Few artists can say they’ve had a number one. For every Adele and Stephen King there are a million creative people who will never experience any kind of commercial success.
While digital downloads have made the music charts more susceptible to changes in the public mood (celebrity deaths being the obvious example), they’ve hardly created a level playing field.
But there’s something a bit different going on in the strange new world of the e-book. Uncharted territory? Not exactly. Amazon, which has more than half the market sewn up with its phenomenally popular Kindle device, has positioned its own bestsellers chart at the heart of the e-reading experience, and it’s not the impenetrable domain of big names you might expect.
This week, Edinburgh-based author Doug Johnstone saw his fourth novel Hit & Run soar up the rankings after his publisher Faber & Faber pitched it to Amazon as one of their cut-price daily deals.
With a price tag of just 99p for 24 hours only, Johnstone saw his work rise thousands of places before his eyes.
“The whole day was surreal,” Johnstone recalls. “I woke up in the morning and the book had gone from around #40,000 to #19. Then it kept creeping up. I became hooked on it. Then it sat at #2 for ages behind Fifty Shades of Grey (by best-selling erotica writer E.L. James). So I went and took my kids swimming. When I came out it was #1.
“I realized Amazon had massive marketing power, but I didn’t realize it could have this much effect. I was gobsmacked. Once we got the kids to bed, my wife and I opened a bottle of fizz and I sat shaking my head a lot.”
Hit & Run is an Edinburgh-set thriller which explores the huge implications of one split-second decision. Driving home from a party one night through Holyrood Park with his girlfriend and brother, Billy Blackmore accidentally hits someone. They decide to drive off, but the next day Billy reads in the local paper that the man he has killed is the city’s biggest crime lord.
It gets worse. As a trainee crime reporter on a fictionalised version of the Edinburgh Evening News, he must return to the scene of the crime.

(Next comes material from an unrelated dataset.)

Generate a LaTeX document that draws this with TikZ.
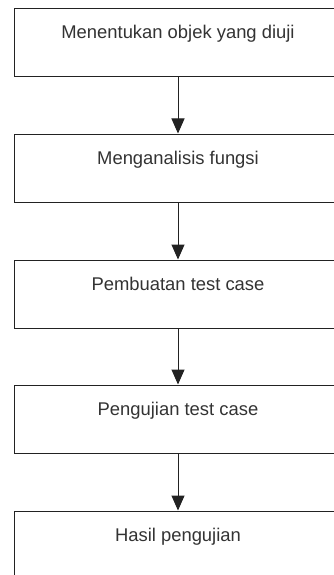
\documentclass[tikz,border=0pt]{standalone}
\usepackage{fontspec}
\setmainfont{Liberation Sans}
\usetikzlibrary{arrows.meta}
\definecolor{txt}{HTML}{333333}
\definecolor{edge}{HTML}{222222}
\begin{document}
\begin{tikzpicture}[x=1pt,y=1pt,
  stepbox/.style={draw=edge, line width=1pt, rectangle, minimum width=328pt, minimum height=68pt,
    inner sep=0pt, text height=13pt, text depth=21pt, text=txt,
    font=\fontsize{18.4}{22}\selectfont},
  arr/.style={draw=edge, line width=1pt, -{Triangle[length=15pt,width=13pt]}}]
\path[use as bounding box, clip] (0,0) rectangle (334,-575);
\fill[white] (0,0) rectangle (334,-575);
\node[stepbox] (b1) at (178,-43) {Menentukan objek yang diuji};
\node[stepbox] (b2) at (178,-168) {Menganalisis fungsi};
\node[stepbox] (b3) at (178,-294) {Pembuatan test case};
\node[stepbox] (b4) at (178,-419) {Pengujian test case};
\node[stepbox] (b5) at (178,-545) {Hasil pengujian};
\draw[arr] (b1.south) -- (b2.north);
\draw[arr] (b2.south) -- (b3.north);
\draw[arr] (b3.south) -- (b4.north);
\draw[arr] (b4.south) -- (b5.north);
\end{tikzpicture}
\end{document}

Johnstone, 41, believes the exposure to thousands of new readers is worth the temporary drop in price.
“Which author doesn’t want more readers for their work? The knock-on effect has been fantastic,” he says. “Not only did the Kindle version of Hit & Run stay at #1 well after the low-price offer finished, but the paper version of the book got a big nudge in sales, and my previous novel Smokeheads got a massive boost in sales as well. The feedback from new readers has already been amazing as well, so it’s all good.”

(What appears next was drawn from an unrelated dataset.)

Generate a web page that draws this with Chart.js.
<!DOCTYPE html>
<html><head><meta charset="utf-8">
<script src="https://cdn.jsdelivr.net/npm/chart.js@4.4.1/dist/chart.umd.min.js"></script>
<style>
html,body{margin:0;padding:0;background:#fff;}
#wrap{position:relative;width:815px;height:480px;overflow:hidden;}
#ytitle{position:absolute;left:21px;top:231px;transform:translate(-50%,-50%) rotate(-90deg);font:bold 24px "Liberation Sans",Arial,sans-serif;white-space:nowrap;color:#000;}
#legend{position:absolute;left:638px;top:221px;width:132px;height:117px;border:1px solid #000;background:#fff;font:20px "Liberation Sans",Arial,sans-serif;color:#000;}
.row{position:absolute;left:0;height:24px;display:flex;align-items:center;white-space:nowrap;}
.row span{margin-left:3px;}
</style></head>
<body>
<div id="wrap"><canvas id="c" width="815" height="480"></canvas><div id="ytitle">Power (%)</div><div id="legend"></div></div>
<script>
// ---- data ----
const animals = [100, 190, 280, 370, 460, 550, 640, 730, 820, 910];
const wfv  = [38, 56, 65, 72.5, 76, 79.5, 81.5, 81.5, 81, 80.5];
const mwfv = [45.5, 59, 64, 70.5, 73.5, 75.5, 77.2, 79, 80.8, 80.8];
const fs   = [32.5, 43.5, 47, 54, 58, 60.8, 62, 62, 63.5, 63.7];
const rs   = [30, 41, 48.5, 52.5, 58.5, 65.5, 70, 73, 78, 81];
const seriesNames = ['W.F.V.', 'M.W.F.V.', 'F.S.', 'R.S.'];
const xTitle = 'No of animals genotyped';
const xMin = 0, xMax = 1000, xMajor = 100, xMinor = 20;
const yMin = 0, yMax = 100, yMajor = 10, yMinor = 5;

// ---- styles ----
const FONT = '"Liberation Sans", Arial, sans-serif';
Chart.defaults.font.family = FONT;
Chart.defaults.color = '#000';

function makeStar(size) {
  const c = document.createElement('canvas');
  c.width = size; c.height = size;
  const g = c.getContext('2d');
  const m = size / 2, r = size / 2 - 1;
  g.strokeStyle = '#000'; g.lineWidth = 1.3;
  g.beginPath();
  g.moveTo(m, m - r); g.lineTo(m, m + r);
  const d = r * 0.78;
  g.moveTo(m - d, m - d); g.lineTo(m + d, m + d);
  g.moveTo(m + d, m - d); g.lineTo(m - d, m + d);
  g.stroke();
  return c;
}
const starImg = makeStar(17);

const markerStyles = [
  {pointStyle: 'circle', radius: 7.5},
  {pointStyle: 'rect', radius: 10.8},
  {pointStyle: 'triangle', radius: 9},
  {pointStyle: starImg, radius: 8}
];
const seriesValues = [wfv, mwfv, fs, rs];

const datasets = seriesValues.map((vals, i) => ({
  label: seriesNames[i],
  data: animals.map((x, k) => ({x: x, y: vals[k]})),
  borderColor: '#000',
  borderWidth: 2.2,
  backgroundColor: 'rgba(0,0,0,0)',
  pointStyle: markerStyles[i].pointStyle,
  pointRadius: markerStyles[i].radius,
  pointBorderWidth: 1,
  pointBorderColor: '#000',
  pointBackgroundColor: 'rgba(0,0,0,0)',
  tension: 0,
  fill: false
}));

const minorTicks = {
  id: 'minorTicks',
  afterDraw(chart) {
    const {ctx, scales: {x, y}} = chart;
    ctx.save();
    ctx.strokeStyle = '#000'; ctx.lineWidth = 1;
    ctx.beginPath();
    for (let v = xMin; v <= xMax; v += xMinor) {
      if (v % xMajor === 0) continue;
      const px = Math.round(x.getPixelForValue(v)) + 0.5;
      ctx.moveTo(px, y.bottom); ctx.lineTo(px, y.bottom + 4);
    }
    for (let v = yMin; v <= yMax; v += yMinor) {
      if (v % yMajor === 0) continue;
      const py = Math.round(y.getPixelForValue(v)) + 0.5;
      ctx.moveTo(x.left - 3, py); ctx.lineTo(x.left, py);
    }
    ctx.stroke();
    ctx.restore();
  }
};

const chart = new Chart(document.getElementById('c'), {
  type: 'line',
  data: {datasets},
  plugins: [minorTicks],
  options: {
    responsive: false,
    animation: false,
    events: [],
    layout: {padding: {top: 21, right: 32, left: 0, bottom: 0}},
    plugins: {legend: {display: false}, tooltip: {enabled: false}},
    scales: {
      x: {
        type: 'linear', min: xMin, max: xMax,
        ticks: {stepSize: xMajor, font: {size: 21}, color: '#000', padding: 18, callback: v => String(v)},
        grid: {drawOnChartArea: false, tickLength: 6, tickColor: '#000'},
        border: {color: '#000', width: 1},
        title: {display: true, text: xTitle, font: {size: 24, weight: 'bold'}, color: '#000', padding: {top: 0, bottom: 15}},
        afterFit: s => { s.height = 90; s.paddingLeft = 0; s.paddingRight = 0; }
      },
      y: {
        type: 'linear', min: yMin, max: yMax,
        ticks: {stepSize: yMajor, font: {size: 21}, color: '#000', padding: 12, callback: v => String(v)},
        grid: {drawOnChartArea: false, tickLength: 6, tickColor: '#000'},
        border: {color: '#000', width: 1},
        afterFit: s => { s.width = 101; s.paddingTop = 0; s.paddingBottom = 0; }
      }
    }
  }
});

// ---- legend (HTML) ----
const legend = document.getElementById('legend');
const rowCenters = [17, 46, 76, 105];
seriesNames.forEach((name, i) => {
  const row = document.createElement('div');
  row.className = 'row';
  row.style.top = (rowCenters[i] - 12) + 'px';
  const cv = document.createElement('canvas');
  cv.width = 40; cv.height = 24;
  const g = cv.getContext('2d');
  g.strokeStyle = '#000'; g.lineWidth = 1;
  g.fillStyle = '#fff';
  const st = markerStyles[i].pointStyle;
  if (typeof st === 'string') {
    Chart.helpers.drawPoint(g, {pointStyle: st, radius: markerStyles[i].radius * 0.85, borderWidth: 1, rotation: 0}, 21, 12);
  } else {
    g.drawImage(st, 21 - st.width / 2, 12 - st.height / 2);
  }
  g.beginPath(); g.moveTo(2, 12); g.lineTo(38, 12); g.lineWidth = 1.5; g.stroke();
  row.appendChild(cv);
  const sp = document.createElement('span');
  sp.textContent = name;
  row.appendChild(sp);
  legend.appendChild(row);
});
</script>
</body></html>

Exact sales figures, it appears, are a closely guarded secret. “I’m not allowed to say,” Johnstone confirms. “Amazon are very secretive about that sort of thing, which is their call, I guess. Let’s just say sales were very healthy.”
While he acknowledges the fact that the rise of the e-book has only increased the competition for writers, Johnstone is positive about the technological impact on publishing.
“I think there are pros and cons to e-books,” he says. “On the one hand, the ability to self-publish can free up writers to take chances, unconstrained by the conventions of the mainstream publishing industry. On the other hand, there’s such a mass of ebooks out there, how do you get yourself noticed amongst the throngs? I got incredibly lucky, basically.”
With Amazon, an early adopter, gobbling up such a large market share, there have been some who have expressed concern about their dominance. It’s safe to say that Johnstone isn’t losing any sleep over this.
“It’s a worry if all the power in any industry is in the hands of too few companies or institutions, but conventional publishers and other online players are holding their own and fighting back at the moment,” he says. “These things come and go anyway, and there are various legal wrangles going on at the moment that could have far-reaching consequences for the whole industry, so who knows where the power is going to lie in the future?”
Ironically, Johnstone currently has to make do with plain old paperbacks, while his own novel maintains its top 10 status in the digital world.
“I did have a Kindle but it got stolen when my house got burgled recently!” he says. “I guess that’s one of the drawbacks of e-books, the devices are nice and nickable compared to cheap paperbacks. Luckily I didn’t have too many books loaded on it.”
The publishing industry is facing up to its most critical revolution since Johannes Gutenberg invented movable type printing in the 15th century. Currently, debate rages over whether e-books will supercede their print forebears.
Johnstone sees the two formats continuing side-by-side: “I think e-books will eventually outsell paper books, but there will always be a place for both. I think it’ll become like vinyl versus downloads, some will prefer the desirable physical item, most will just get a download. It’s a generational thing, probably. I do like a physical book, but I’m happy to read in any format.
“The story is the most important thing, let’s face it.”
• Hit & Run is out now, available on the Kindle and in your local bookshop
KINDLE SUCCESS STORIES
• 28-year-old Amanda Hocking, a self-publishing American author, became a millionaire when her teen fiction e-books started clocking up thousands of daily sales.
• Joe Konrath, an independent US writer of mystery fiction, earned $150,000 in six weeks from e-book sales over the lead-up to Christmas last year.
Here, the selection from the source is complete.